Currently we debate the potential large-scale effects of Ryuho Okawa’s cult-like Happy Science Movement (HSM). In future anytime we suspect faith-based movements of advocating willful blood-spilling for ulterior motives, Alice Lakwena’s HSM will be a shining example.

Legacy
Like her beginnings, the tail-end of her life was newsworthy for all the wrong reasons. In November 2004 she was implicated in trafficking children from Gulu to the Ifo refugee camp in Kenya’s Garissa district. In 2006 she claimed to have found a cure for the HIV/AIDS she is alleged to have died from.
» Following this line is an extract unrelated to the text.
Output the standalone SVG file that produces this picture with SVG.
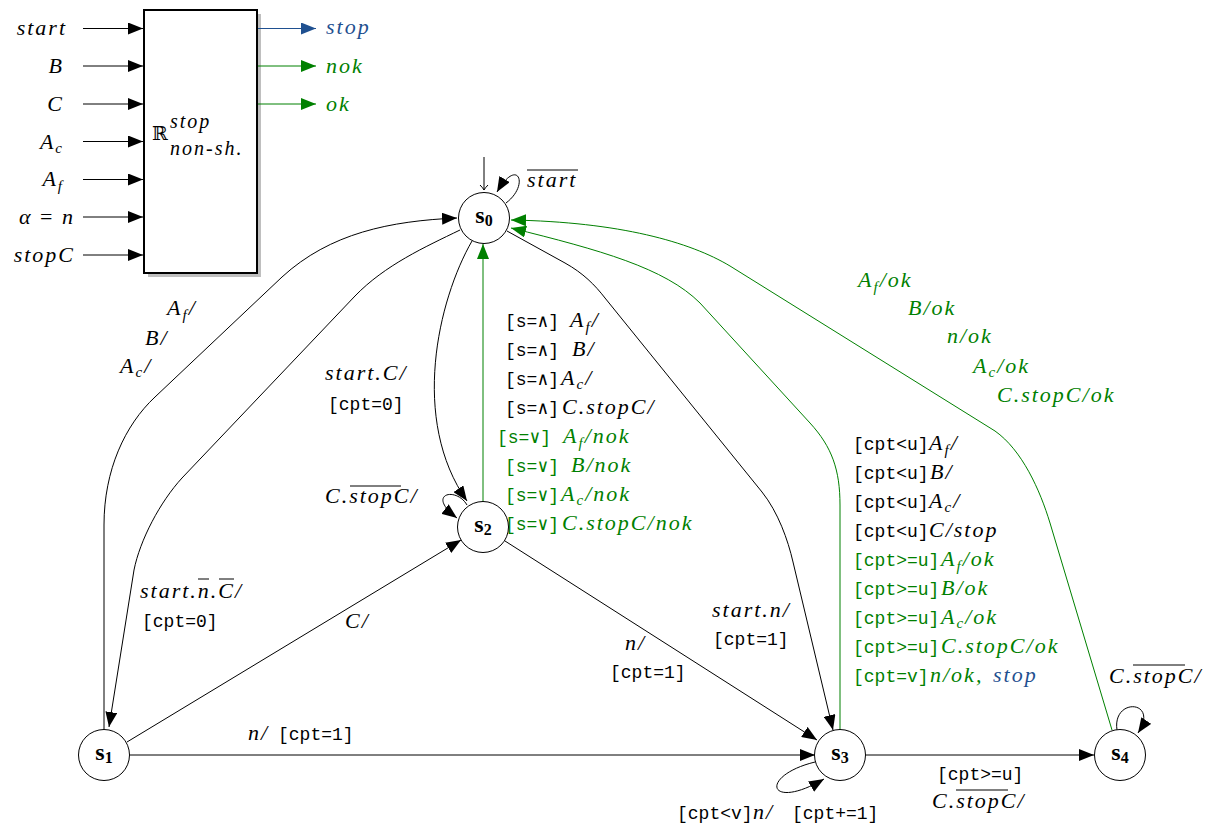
<svg xmlns="http://www.w3.org/2000/svg" width="1216" height="828" viewBox="0 0 1216 828">
<style>
.m{font-family:"Liberation Serif","Times New Roman",serif;font-style:italic;font-size:22px;letter-spacing:2px}
.u{font-style:normal}
.t{font-family:"Liberation Mono","DejaVu Sans Mono",monospace;font-size:18px}
.sb{font-size:15px}
.st{font-family:"Liberation Serif",serif;font-weight:bold;font-size:24px}
.g{fill:#008000}
.b{fill:#1f5090}
.ln{fill:none;stroke:#000;stroke-width:1}
.lg{fill:none;stroke:#008000;stroke-width:1}
.lb{fill:none;stroke:#1f5090;stroke-width:1}
.ov{stroke:#000;stroke-width:1}
.node circle{fill:#fff;stroke:#000;stroke-width:1}
</style>
<defs>
<marker id="ak" viewBox="0 0 15 12" refX="15" refY="6" markerWidth="15" markerHeight="12" markerUnits="userSpaceOnUse" orient="auto"><path d="M0,0 L15,6 L0,12 z" fill="#000"/></marker>
<marker id="ag" viewBox="0 0 15 12" refX="15" refY="6" markerWidth="15" markerHeight="12" markerUnits="userSpaceOnUse" orient="auto"><path d="M0,0 L15,6 L0,12 z" fill="#008000"/></marker>
<marker id="ab" viewBox="0 0 15 12" refX="15" refY="6" markerWidth="15" markerHeight="12" markerUnits="userSpaceOnUse" orient="auto"><path d="M0,0 L15,6 L0,12 z" fill="#1f5090"/></marker>
<marker id="ai" viewBox="-6 -5 7 10" refX="0" refY="0" markerWidth="7" markerHeight="10" markerUnits="userSpaceOnUse" orient="auto"><path d="M-5,-4 Q-2,-1 0,0 Q-2,1 -5,4" fill="none" stroke="#000" stroke-width="1"/></marker>
</defs>
<rect width="1216" height="828" fill="#fff"/>

<g id="block">
<rect x="148" y="14" width="113" height="263" fill="#bfbfbf"/>
<rect x="144" y="10" width="113" height="263" fill="#fff" stroke="#000" stroke-width="2"/>
<text x="152" y="140" font-family="DejaVu Serif, serif" font-size="19">ℝ</text>
<text class="m" x="170" y="128" style="font-size:20px">stop</text>
<text class="m" x="170" y="155" style="font-size:20px">non-sh.</text>
<g class="inputs">
<line class="ln" x1="83" y1="28.5" x2="143" y2="28.5" marker-end="url(#ak)"/>
<line class="ln" x1="83" y1="66" x2="143" y2="66" marker-end="url(#ak)"/>
<line class="ln" x1="83" y1="104" x2="143" y2="104" marker-end="url(#ak)"/>
<line class="ln" x1="83" y1="141.5" x2="143" y2="141.5" marker-end="url(#ak)"/>
<line class="ln" x1="83" y1="179.5" x2="143" y2="179.5" marker-end="url(#ak)"/>
<line class="ln" x1="83" y1="217" x2="143" y2="217" marker-end="url(#ak)"/>
<line class="ln" x1="83" y1="255" x2="143" y2="255" marker-end="url(#ak)"/>
<text class="m" x="67" y="35" text-anchor="end">start</text>
<text class="m" x="64" y="73" text-anchor="end">B</text>
<text class="m" x="64" y="111" text-anchor="end">C</text>
<text class="m" x="64" y="149" text-anchor="end">A<tspan class="sb" dy="4">c</tspan></text>
<text class="m" x="64" y="186" text-anchor="end">A<tspan class="sb" dy="5">f</tspan></text>
<text class="m" x="75" y="224" text-anchor="end">α<tspan class="u"> = </tspan>n</text>
<text class="m" x="75" y="262" text-anchor="end">stopC</text>
</g>
<g class="outputs">
<line class="lb" x1="258" y1="28.5" x2="316" y2="28.5" marker-end="url(#ab)"/>
<line class="lg" x1="258" y1="66" x2="316" y2="66" marker-end="url(#ag)"/>
<line class="lg" x1="258" y1="104" x2="316" y2="104" marker-end="url(#ag)"/>
<text class="m b" x="326" y="34">stop</text>
<text class="m g" x="326" y="73">nok</text>
<text class="m g" x="326" y="111">ok</text>
</g>
</g>

<g id="connectors">
<!-- initial -->
<line class="ln" x1="484" y1="157" x2="484" y2="190" marker-end="url(#ai)"/>
<!-- s0 self loop -->
<path class="ln" d="M506,203 C530,185 518,156 497,192" marker-end="url(#ak)"/>
<line class="ov" x1="527" y1="170" x2="578" y2="170"/>
<text class="m" x="527" y="187">start</text>
<!-- s1 -> s0 -->
<path class="ln" d="M104,729 L104,525 C104,470 125,425 155,397 L282,277 C330,233 390,221 457,218" marker-end="url(#ak)"/>
<text class="m" x="167" y="315">A<tspan class="sb" dy="5">f</tspan><tspan dy="-5">/</tspan></text>
<text class="m" x="145" y="345">B/</text>
<text class="m" x="120" y="373">A<tspan class="sb" dy="4">c</tspan><tspan dy="-4">/</tspan></text>
<!-- s0 -> s1 -->
<path class="ln" d="M460,230 C425,247 385,265 355,296 L182,478 C160,502 140,540 134,570 L109,727" marker-end="url(#ak)"/>
<text class="m" x="140" y="598">start.n.C/</text>
<line class="ov" x1="198" y1="579" x2="209" y2="579"/>
<line class="ov" x1="219" y1="579" x2="234" y2="579"/>
<text class="t" x="142" y="627">[cpt=0]</text>
<!-- s0 -> s2 -->
<path class="ln" d="M472,241 C438,300 410,420 467,501" marker-end="url(#ak)"/>
<text class="m" x="325" y="380">start.C/</text>
<text class="t" x="328" y="410">[cpt=0]</text>
<!-- s2 self loop -->
<path class="ln" d="M467,505 C456,486 425,494 457,518" marker-end="url(#ak)"/>
<text class="m" x="325" y="503">C.stopC/</text>
<line class="ov" x1="350" y1="486" x2="401" y2="486"/>
<!-- s2 -> s0 (green) -->
<line class="lg" x1="483" y1="501" x2="483" y2="244" marker-end="url(#ag)"/>
<text y="327"><tspan class="t" x="505">[s=∧]</tspan><tspan class="m" x="570">A<tspan class="sb" dy="5">f</tspan><tspan dy="-5">/</tspan></tspan></text>
<text y="356"><tspan class="t" x="505">[s=∧]</tspan><tspan class="m" x="572">B/</tspan></text>
<text y="385"><tspan class="t" x="505">[s=∧]</tspan><tspan class="m" x="561">A<tspan class="sb" dy="4">c</tspan><tspan dy="-4">/</tspan></tspan></text>
<text y="414"><tspan class="t" x="505">[s=∧]</tspan><tspan class="m" x="562">C.stopC/</tspan></text>
<text y="443" class="g"><tspan class="t" x="497">[s=∨]</tspan><tspan class="m" x="563">A<tspan class="sb" dy="5">f</tspan><tspan dy="-5">/nok</tspan></tspan></text>
<text y="472" class="g"><tspan class="t" x="505">[s=∨]</tspan><tspan class="m" x="571">B/nok</tspan></text>
<text y="501" class="g"><tspan class="t" x="505">[s=∨]</tspan><tspan class="m" x="561">A<tspan class="sb" dy="4">c</tspan><tspan dy="-4">/nok</tspan></tspan></text>
<text y="530" class="g"><tspan class="t" x="505">[s=∨]</tspan><tspan class="m" x="562">C.stopC/nok</tspan></text>
<!-- s1 -> s2 -->
<line class="ln" x1="127" y1="742" x2="461" y2="540" marker-end="url(#ak)"/>
<text class="m" x="345" y="628">C/</text>
<!-- s2 -> s3 -->
<line class="ln" x1="505" y1="541" x2="817" y2="740" marker-end="url(#ak)"/>
<text class="m" x="625" y="650">n/</text>
<text class="t" x="610" y="678">[cpt=1]</text>
<!-- s0 -> s3 -->
<path class="ln" d="M507,231 L565,263 C583,273 595,285 605,298 L762,492 C778,512 788,540 793,562 L833,730" marker-end="url(#ak)"/>
<text class="m" x="712" y="617">start.n/</text>
<text class="t" x="713" y="645">[cpt=1]</text>
<!-- s3 -> s0 (green) -->
<path class="lg" d="M840,730 L840,505 C840,470 832,447 810,423 L700,303 C665,268 600,250 511,228" marker-end="url(#ag)"/>
<text y="450"><tspan class="t" x="853">[cpt&lt;u]</tspan><tspan class="m" x="929">A<tspan class="sb" dy="5">f</tspan><tspan dy="-5">/</tspan></tspan></text>
<text y="479"><tspan class="t" x="853">[cpt&lt;u]</tspan><tspan class="m" x="930">B/</tspan></text>
<text y="508"><tspan class="t" x="853">[cpt&lt;u]</tspan><tspan class="m" x="929">A<tspan class="sb" dy="4">c</tspan><tspan dy="-4">/</tspan></tspan></text>
<text y="537"><tspan class="t" x="853">[cpt&lt;u]</tspan><tspan class="m" x="929">C/stop</tspan></text>
<text y="566" class="g"><tspan class="t" x="853">[cpt&gt;=u]</tspan><tspan class="m" x="941">A<tspan class="sb" dy="5">f</tspan><tspan dy="-5">/ok</tspan></tspan></text>
<text y="595" class="g"><tspan class="t" x="853">[cpt&gt;=u]</tspan><tspan class="m" x="941">B/ok</tspan></text>
<text y="624" class="g"><tspan class="t" x="853">[cpt&gt;=u]</tspan><tspan class="m" x="941">A<tspan class="sb" dy="4">c</tspan><tspan dy="-4">/ok</tspan></tspan></text>
<text y="653" class="g"><tspan class="t" x="853">[cpt&gt;=u]</tspan><tspan class="m" x="941">C.stopC/ok</tspan></text>
<text y="682" class="g"><tspan class="t" x="853">[cpt=v]</tspan><tspan class="m" x="930">n/ok,</tspan><tspan class="m b" x="993">stop</tspan></text>
<!-- s4 -> s0 (green) -->
<path class="lg" d="M1112,730 L1050,523 C1040,490 1022,450 995,431 L730,266 C690,242 620,222 511,220" marker-end="url(#ag)"/>
<text class="m g" x="858" y="287">A<tspan class="sb" dy="5">f</tspan><tspan dy="-5">/ok</tspan></text>
<text class="m g" x="908" y="315">B/ok</text>
<text class="m g" x="947" y="343">n/ok</text>
<text class="m g" x="973" y="373">A<tspan class="sb" dy="4">c</tspan><tspan dy="-4">/ok</tspan></text>
<text class="m g" x="997" y="402">C.stopC/ok</text>
<!-- s1 -> s3 -->
<line class="ln" x1="130" y1="755" x2="815" y2="755" marker-end="url(#ak)"/>
<text y="740"><tspan class="m" x="248">n/</tspan><tspan class="t" x="278">[cpt=1]</tspan></text>
<!-- s3 self loop -->
<path class="ln" d="M815,762 C758,776 768,812 824,779" marker-end="url(#ak)"/>
<text y="819"><tspan class="t" x="677">[cpt&lt;v]</tspan><tspan class="m" x="753">n/</tspan><tspan class="t" x="792">[cpt+=1]</tspan></text>
<!-- s3 -> s4 -->
<line class="ln" x1="866" y1="755" x2="1094" y2="755" marker-end="url(#ak)"/>
<text class="t" x="937" y="780">[cpt&gt;=u]</text>
<text class="m" x="932" y="808">C.stopC/</text>
<line class="ov" x1="956" y1="790" x2="1008" y2="790"/>
<!-- s4 self loop -->
<path class="ln" d="M1117,730 C1112,697 1160,700 1138,733" marker-end="url(#ak)"/>
<text class="m" x="1109" y="683">C.stopC/</text>
<line class="ov" x1="1133" y1="665" x2="1185" y2="665"/>
</g>

<g id="s0" class="node"><circle cx="484" cy="218" r="25.5"/><text class="st" x="484" y="223" text-anchor="middle">s<tspan font-size="16" dy="3">0</tspan></text></g>
<g id="s1" class="node"><circle cx="104" cy="755" r="25.5"/><text class="st" x="104" y="760" text-anchor="middle">s<tspan font-size="16" dy="3">1</tspan></text></g>
<g id="s2" class="node"><circle cx="483" cy="527" r="25.5"/><text class="st" x="483" y="532" text-anchor="middle">s<tspan font-size="16" dy="3">2</tspan></text></g>
<g id="s3" class="node"><circle cx="840" cy="755" r="25.5"/><text class="st" x="840" y="760" text-anchor="middle">s<tspan font-size="16" dy="3">3</tspan></text></g>
<g id="s4" class="node"><circle cx="1120" cy="755" r="25.5"/><text class="st" x="1120" y="760" text-anchor="middle">s<tspan font-size="16" dy="3">4</tspan></text></g>
</svg>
Although she mothered the longest-running magic-based war in Africa, she pleaded with Kony to give up fighting so that the Acholi would live in peace. Any good Lakwena ever achieved was interred with her bones. But the negative effects of her syncretism of religious beliefs will be remembered by Uganda and the world as the raw material for a horror show that has negatively defined Uganda’s image almost as much as the reign of the late Idi Amin Dada.

Fact file
• Lakwena the spirit allegedly resumed its work in her father, Severino Lukoya, after Alice fled to Kenya. The father also played a minor role in the UPDA’s initial stages, but not enough for him to be centre-stage like she was. He is the one who took her on “traditional consultations” before she went to the Paraa Park where she emerged with his wild tale.
• HMS’ rebellion lasted August 1985 to November 1986.
• Alice’s Holy Spirit Safety Precautions included, among others, “all men having neither less nor more than two testicles”.
• She allegedly fled to Kenya on a bicycle. Ironically, Kony’s eleventh commandment became “thou shalt not ride a bicycle.”
• Lakwena the Italian spirit allegedly drowned in the river Nile in the first World War, and reputedly spoke 74 languages.
• Other spirits that inhabited Alice included America’s Wrong Element, Zaire’s Franko, and Nyaker, an Acholi nurse.